TERRY ZWIGOFF
Bil’s rating (out of 5): BB
USA, 2006. United Artists, Sony Pictures Classics, Mr. Mudd. Screenplay by Daniel Clowes, based on his comic story. Cinematography by Jamie Anderson. Produced by Lianne Halfon, John Malkovich, Russell Smith. Music by David Kitay. Production Design by Howard Cummings. Costume Design by Betsy Heimann. Film Editing by Robert Hoffman.

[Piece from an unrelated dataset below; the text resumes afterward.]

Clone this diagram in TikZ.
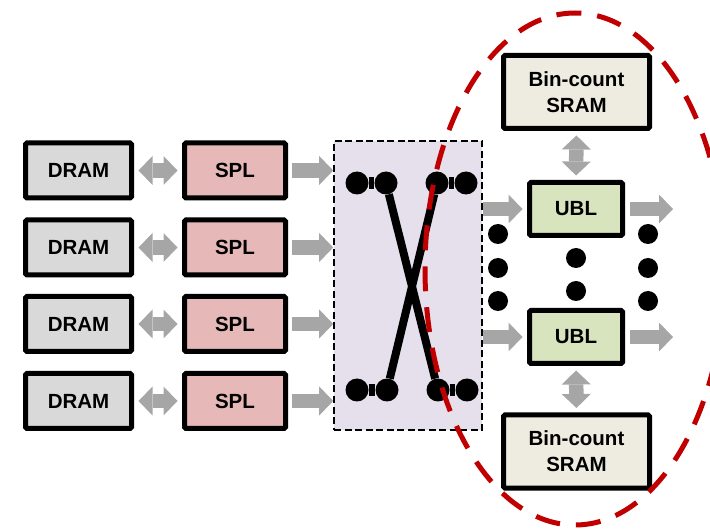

Terry Zwigoff returns to the world of conflicted teenagers that he exposed so well in Ghost World but with inferior results. Max Minghella plays an aspiring artist who finds himself among a quirky collection of highly expressive students at the art college he has been dreaming about for years. Unfortunately, Zwigoff only mines the personalities of these characters for the first third of the movie, after which point it descends into a mess of a coming-of-age romance between Minghella and the nude model (Sophia Myles) whose photo drew him to the school in the first place.
John Malkovich is fun as our protagonist’s exacting mentor, while Jim Broadbent does a terrific job of playing a starving artist whose devotion to his passion has driven him to insanity. Anjelica Huston has an underused cameo as an art history professor, and she’s marvelous, but Daniel Clowes’s script includes an unnecessary subplot about a serial killer and then ends, as Ghost World does, with the use of Found Art as supplemented expression, but without the emotional resonance that made that film so good.